Stay grounded

9001e

I spent the weekend working on the electrical system onboard my 1978-built motorsailor. Like most boats that have survived that long, the electrical system is a mysterious mixture of the original system and various eras of attempted upgrades, along with the inevitable ravages of the marine environment, time, and numerous jury-rigs. After an all-day session of tearing out wiring, rerouting wires through impossible spaces, scraped knuckles, and lots of head-scratching, finally it was time to flip the main battery switch only to get almost nothing! Nothing worked. No lights, nada. By this point it was dark, late, and I had the unpleasant thought of a long drive home ahead of me, leaving my boat in an inoperable state.

So began the process of rethinking every move I had made that day, and the inevitable disconnecting and reconnecting, and then testing with the multimeter. Some things that required very little power, like a small computer fan I use to ventilate the head, would turn on, but most lights just issued a vague glow as if they weren’t getting enough juice.

Since much of the day had been spent reworking the leads for things like the starting battery (in order to incorporate better fusing), the main battery switch, and the wiring for the house loads I started at that end of the electrical circuit, tracing and retracing red wires and positive power connections.
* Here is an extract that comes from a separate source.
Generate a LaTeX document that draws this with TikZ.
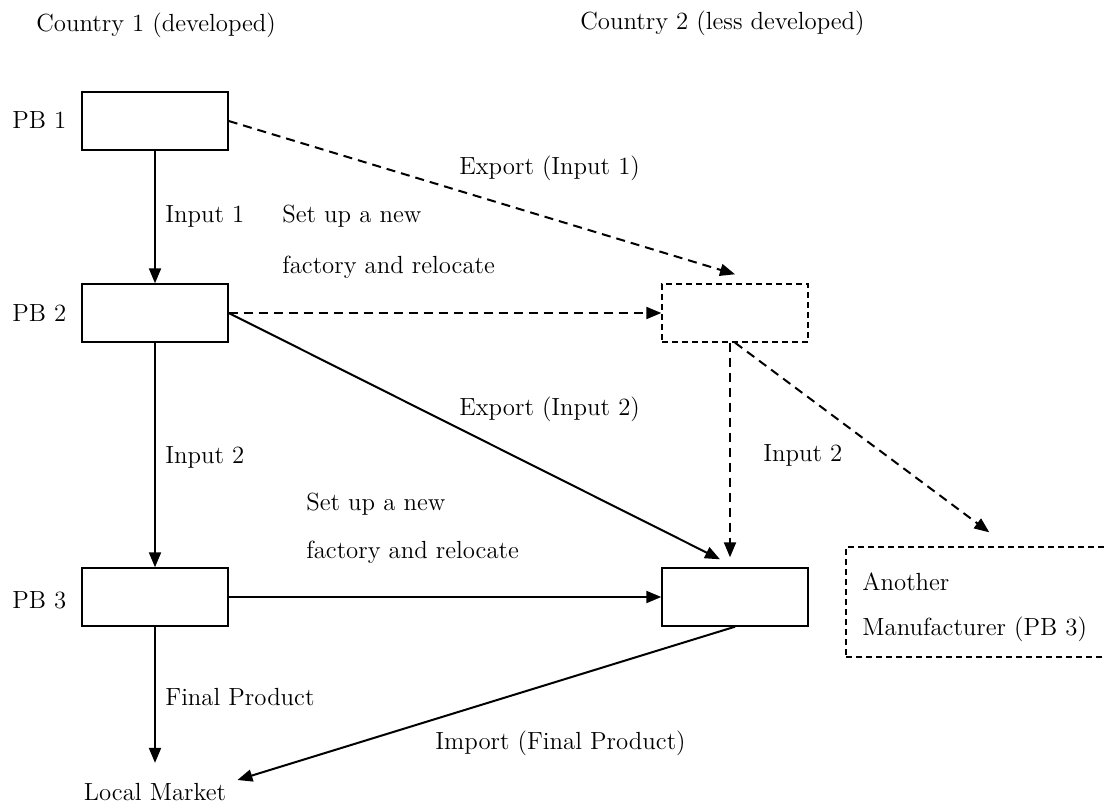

Nothing was making any sense. Everywhere I could multimeter was showing a good solid 12.76 volts when I touched the black wire to ground.

Then it dawned on me that the one wire I had not hooked up was the battery ground back to the engine. How dumb! The problem was that this wire came from the starting battery, which I hadn’t really touched all day so I wasn’t really thinking about that side of the system. I had disconnected the ground when I removed the starting battery for inspection. Some low-power items were able to ground back to the battery bank through the alternator’s own grounding wire, but that was it–which made me also realize how poor the alternator’s ground to the engine block was too.

Many years ago I went through a similar progression with a starter motor on another boat. One morning I turned the ignition switch and nothing, despite having full batteries. I went through the usual progression of checking all the leads for tightness. I tested the solenoid. I checked out the ignition switch and wiring. Finally, having come to the conclusion it must be the starter motor itself I tore it down and rebuilt it, and still nothing. In another thunderclap moment I decided it had to be the ground, and so I set about cleaning all the various connections between the battery and the starter, and on the next try the motor fired right up.

Similarly, I often find that poor alternator performance can be due to a bad ground between the case of the alternator and the engine. I recommend running a separate ground cable direct from the alternator to ground or to the battery bank.

In the marine environment corrosion is relentless and even the best designed and protected connections are susceptible to it, and even if everything is perfect nothing will work when you don’t complete the circuit with a good ground. Being well grounded is a good thing.